Here are some tips on how to avoid the marshmallow career:

1) Take Time to Understand YOUR Big Picture

I think this is where a big chunk of the problem lies. We lack self-awareness. We don’t invest enough time understanding who we are, what we like doing, what our natural gifts are, and what we want to be when we “grow up.”

As some great military people once said “knowing is half the battle.”

Take time to assess. Ask friends about what your strengths and weaknesses are. Take personality tests. Ask people about other careers.

Granted, this won’t be automatic, as “finding out who we are” can take a long process. But I think part of that problem is, we don’t really put enough investment in consciously trying.

Try. Perhaps asking this simple question can help start the process: who am I?

Also, think about YOUR big picture. Not your parent’s. Not anyone else’s.

2) Work Backwards

Once you have a reasonable idea of your Big Picture, do a Covey and try to Begin With The End In Mind.


What career move can you do NOW that will inch you closer to your Big Picture?

Since this is an Startup Blog, here’s my quick tip on what next career steps you can do if you want to own a business someday:

A) Go fulltime and take the leap! Startups are all about learning through doing. Anything else is a bit of a  compromise. Try naming a great startup which was done part-time.

B) Work for a startup.

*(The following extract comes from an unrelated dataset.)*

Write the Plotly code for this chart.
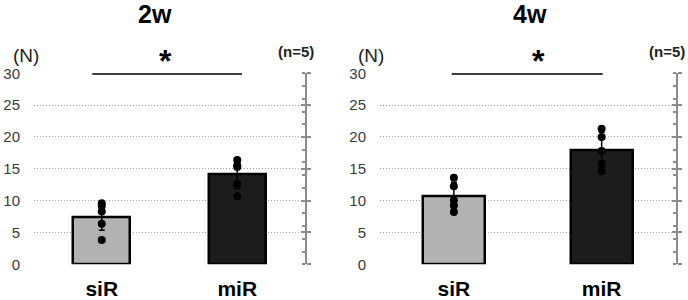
import plotly.graph_objects as go

categories = ["siR", "miR"]
titles = ["2w", "4w"]

# 2w
means_2w = [7.45, 14.2]
sd_2w = [2.1, 2.3]
pts_2w_siR = [9.6, 9.15, 8.3, 6.35, 3.8]
pts_2w_miR = [16.4, 15.5, 15.3, 12.6, 10.7]

# 4w
means_4w = [10.67, 17.95]
sd_4w = [2.2, 2.8]
pts_4w_siR = [13.6, 12.25, 10.05, 9.25, 8.2]
pts_4w_miR = [21.3, 20.0, 17.8, 15.8, 14.6]

bar_colors = ["#b2b2b2", "#1c1c1c"]
yticks = [0, 5, 10, 15, 20, 25, 30]

FONT = "Liberation Sans, Arial, sans-serif"

fig = go.Figure()

panels = [
    dict(means=means_2w, sd=sd_2w, pts=[pts_2w_siR, pts_2w_miR], x="x", y="y",
         dom=[34 / 688, 305 / 688], sig=[-0.07, 1.035], star=0.474, title="2w"),
    dict(means=means_4w, sd=sd_4w, pts=[pts_4w_siR, pts_4w_miR], x="x2", y="y2",
         dom=[380 / 688, 675.5 / 688], sig=[-0.015, 1.008], star=0.57, title="4w"),
]

ydom = [1 - 264.3 / 300, 1 - 73.3 / 300]
right_ids = [(3, 5), (4, 6)]


def ann(text, x, y, size, xref="paper", color="black"):
    fig.add_annotation(text=text, xref=xref, yref="paper", x=x, y=y, xanchor="center",
                       yanchor="middle", showarrow=False,
                       font=dict(size=size, color=color, family=FONT))


for i, p in enumerate(panels):
    fig.add_trace(go.Bar(
        x=[0, 1], y=p["means"], xaxis=p["x"], yaxis=p["y"], width=0.42,
        marker=dict(color=bar_colors, line=dict(color="black", width=2.5)),
        error_y=dict(type="data", array=p["sd"], color="black", thickness=1.5, width=3),
        showlegend=False, hoverinfo="skip"))
    for c in range(2):
        fig.add_trace(go.Scatter(
            x=[c] * len(p["pts"][c]), y=p["pts"][c], xaxis=p["x"], yaxis=p["y"],
            mode="markers", marker=dict(color="black", size=8),
            showlegend=False, hoverinfo="skip"))
    # invisible traces so the right-side axes get drawn
    for ax in right_ids[i]:
        fig.add_trace(go.Scatter(x=[0], y=[0], xaxis=p["x"], yaxis="y%d" % ax,
                                 mode="markers", marker=dict(opacity=0),
                                 showlegend=False, hoverinfo="skip"))
    # significance line
    fig.add_shape(type="line", xref=p["x"], yref=p["y"], x0=p["sig"][0], x1=p["sig"][1],
                  y0=30, y1=30, line=dict(color="black", width=3), layer="above")
    ann("<b>*</b>", p["star"], 1 - 61 / 300, 32, xref=p["x"])

layout = dict(
    width=688, height=300, margin=dict(l=0, r=0, t=0, b=0, autoexpand=False),
    plot_bgcolor="white", paper_bgcolor="white", bargap=0,
)

for i, p in enumerate(panels):
    xs = "" if i == 0 else "2"
    layout["xaxis" + xs] = dict(
        domain=p["dom"], range=[-0.5, 1.5], anchor=p["y"], automargin=False,
        tickmode="array", tickvals=[0, 1], ticktext=["<b>%s</b>" % c for c in categories],
        tickfont=dict(size=21, color="black", family=FONT), ticks="", ticklabelstandoff=10,
        showgrid=False, zeroline=False, showline=False, fixedrange=True)
    layout["yaxis" + xs] = dict(
        domain=ydom, range=[0, 30], anchor=p["x"], tickmode="array", tickvals=yticks,
        automargin=False,
        tickfont=dict(size=15, color="#3a3a3a", family=FONT), ticks="", ticklabelstandoff=13,
        showgrid=True, gridcolor="#a0a0a0", griddash="1px,2px", gridwidth=1,
        zeroline=False, showline=False)

for i, p in enumerate(panels):
    a, b = right_ids[i]
    layout["yaxis%d" % a] = dict(
        overlaying=p["y"], anchor=p["x"], side="right", range=[0, 30], automargin=False,
        showgrid=False, zeroline=False, showticklabels=False,
        showline=True, linecolor="#8c8c8c", linewidth=2,
        ticks="outside", ticklen=4, tickwidth=1.5, tickcolor="#8c8c8c", dtick=5, tick0=0,
        minor=dict(ticks="inside", dtick=2, tick0=0, ticklen=3, tickwidth=1.5, tickcolor="#8c8c8c"))
    layout["yaxis%d" % b] = dict(
        overlaying=p["y"], anchor=p["x"], side="right", range=[0, 30], automargin=False,
        showgrid=False, zeroline=False, showticklabels=False, showline=False,
        ticks="inside", ticklen=4, tickwidth=1.5, tickcolor="#8c8c8c", dtick=5, tick0=0)

fig.update_layout(**layout)

# titles & labels
ann("<b>2w</b>", 155 / 688, 1 - 14 / 300, 25)
ann("<b>4w</b>", 530 / 688, 1 - 14 / 300, 25)
for cx in [26, 371]:
    ann("(N)", cx / 688, 1 - 55 / 300, 19, color="#222")
for cx in [296, 667]:
    ann("<b>(n=5)</b>", cx / 688, 1 - 51 / 300, 15, color="#222")

fig.write_html("out.html")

Next best thing.

C) If A & B are too unpalatable, you could: 1) get into sales – it might not be that sexy to some, but selling is an extremely valuable skill to develop in any startup, 2) get into the industry you plan to develop your startup in, the smaller the firm, the better, 3) get into anything which expands your personal network in a hurry.

3) Just Say No

Okay, you’ve got your Big Picture. You’ve got some semblance of a plan on how to get there.

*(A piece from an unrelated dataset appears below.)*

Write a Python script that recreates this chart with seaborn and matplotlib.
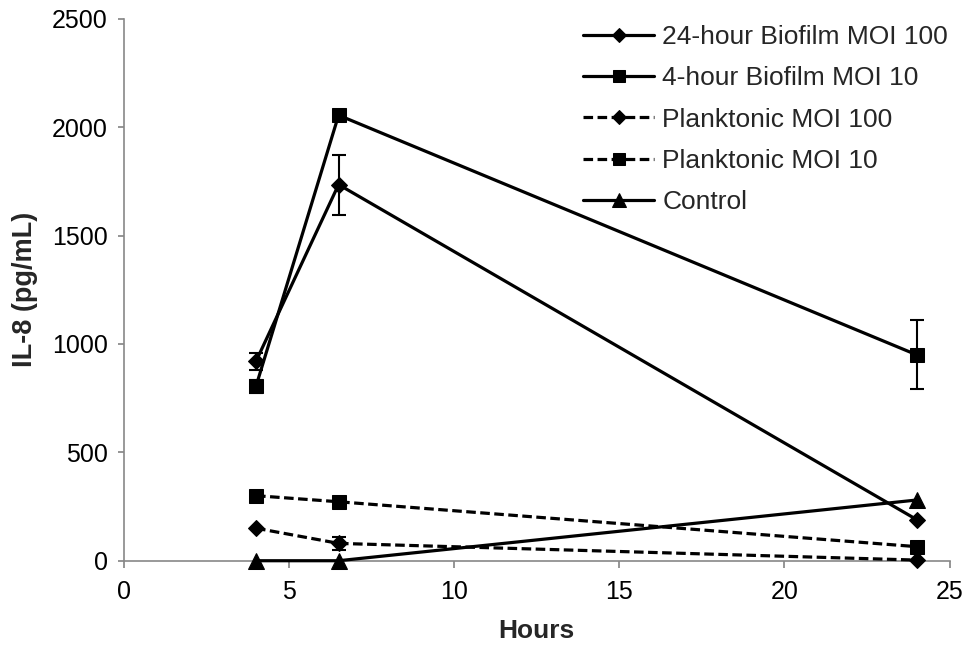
import numpy as np
import pandas as pd
import seaborn as sns
import matplotlib.pyplot as plt

hours = [4, 6.5, 24]
series_names = ["24-hour Biofilm MOI 100", "4-hour Biofilm MOI 10",
                "Planktonic MOI 100", "Planktonic MOI 10", "Control"]
biofilm24_moi100 = [920, 1735, 190]
biofilm4_moi10 = [805, 2055, 950]
plank_moi100 = [150, 80, 3]
plank_moi10 = [300, 272, 65]
control = [0, 0, 280]

err_biofilm24_moi100 = [40, 138, 0]
err_biofilm4_moi10 = [30, 20, 160]
err_plank_moi100 = [0, 30, 0]
err_plank_moi10 = [0, 0, 0]
err_control = [0, 0, 0]

sns.set_theme(style="white")
plt.rcParams['font.family'] = ['Liberation Sans', 'DejaVu Sans']

values = [biofilm24_moi100, biofilm4_moi10, plank_moi100, plank_moi10, control]
errors = [err_biofilm24_moi100, err_biofilm4_moi10, err_plank_moi100, err_plank_moi10, err_control]
markers = ["D", "s", "D", "s", "^"]
msizes = [8.5, 10.5, 8.5, 10.5, 12]
dashed = [False, False, True, True, False]

rows = []
for name, vals, errs in zip(series_names, values, errors):
    for h, v, e in zip(hours, vals, errs):
        rows.append({"Hours": h, "IL8": v, "err": e, "series": name})
df = pd.DataFrame(rows)

fig = plt.figure(figsize=(9.68, 6.46), dpi=100)
ax = fig.add_axes([0.128, 0.132, 0.853, 0.839])

for name, m, ms, d in zip(series_names, markers, msizes, dashed):
    sub = df[df["series"] == name]
    sns.lineplot(data=sub, x="Hours", y="IL8", ax=ax, color="black",
                 linewidth=2.3, linestyle=(0, (3, 1.4)) if d else "-",
                 marker=m, markersize=ms, markeredgecolor="black",
                 label=name, zorder=3, clip_on=False)
    sub_e = sub[sub["err"] > 0]
    ax.errorbar(sub_e["Hours"], sub_e["IL8"], yerr=sub_e["err"], fmt="none",
                ecolor="black", elinewidth=1.5, capsize=4.7, capthick=1.5, zorder=2)

ax.set_xlim(0, 25)
ax.set_ylim(0, 2500)
ax.set_xticks([0, 5, 10, 15, 20, 25])
ax.set_yticks([0, 500, 1000, 1500, 2000, 2500])
ax.set_xlabel("Hours", fontsize=19, fontweight="bold", labelpad=11)
ax.set_ylabel("IL-8 (pg/mL)", fontsize=19.5, fontweight="bold", labelpad=10)
ax.tick_params(axis="x", labelsize=18, colors="black", length=5, pad=9,
               direction="out", bottom=True, color="#888888")
ax.tick_params(axis="y", labelsize=18, colors="black", length=4.5, pad=7,
               direction="out", left=True, color="#888888")
for s in ["top", "right"]:
    ax.spines[s].set_visible(False)
for s in ["left", "bottom"]:
    ax.spines[s].set_color("#888888")
    ax.spines[s].set_linewidth(1.2)

ax.legend(loc="upper left", bbox_to_anchor=(0.5915, 0.978), bbox_transform=fig.transFigure,
          frameon=False, fontsize=19, handlelength=2.7, handletextpad=0.3,
          labelspacing=0.66, markerscale=0.85, borderaxespad=0)

fig.savefig("out.png", dpi=100)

What are you going to do when Company X offers you a big package from out of the blue because your friend gave a good recommendation?

Think Amazon. Think strategic.

If something tempting comes and shows you all the shiny things you can have now if you break your plan, well, just think of all the SHINIER things you could accomplish sticking to the plan.

This is easier said than done, of course. But possible.

4) Pray

By far, my best career advisor has been God. My best career decision-making process has been Discernment. I’ve always maintained that it was He who really pushed me into an entrepreneurial path.

Here’s an interesting thing.

I belong to a Community  which really encourages its constituents to pray, talk to God, and surrender to His will. This group has a disproportionate amount of people who have taken leaps from their long-standing careers into what they truly want to do. A longtime banker who has become a pre-school teacher. An longtime FMCG executive who now works for a foundation. Another longtime marketer who put up her consulting practice. A longtime IT employee who’s put up multiple small businesses. There are more. All of which would tell you they had the courage to take the leap because of prayer.

You should see their faces when they explain how happy they are in their chosen fields. Passion is always evident.

As is the lack of it.

(know anyone who will benefit and resonate from this post? be a blessing and share!)


*The big assumption of course, is that we are earning enough to cover our basic needs. Maslow’s hierarchy in full effect.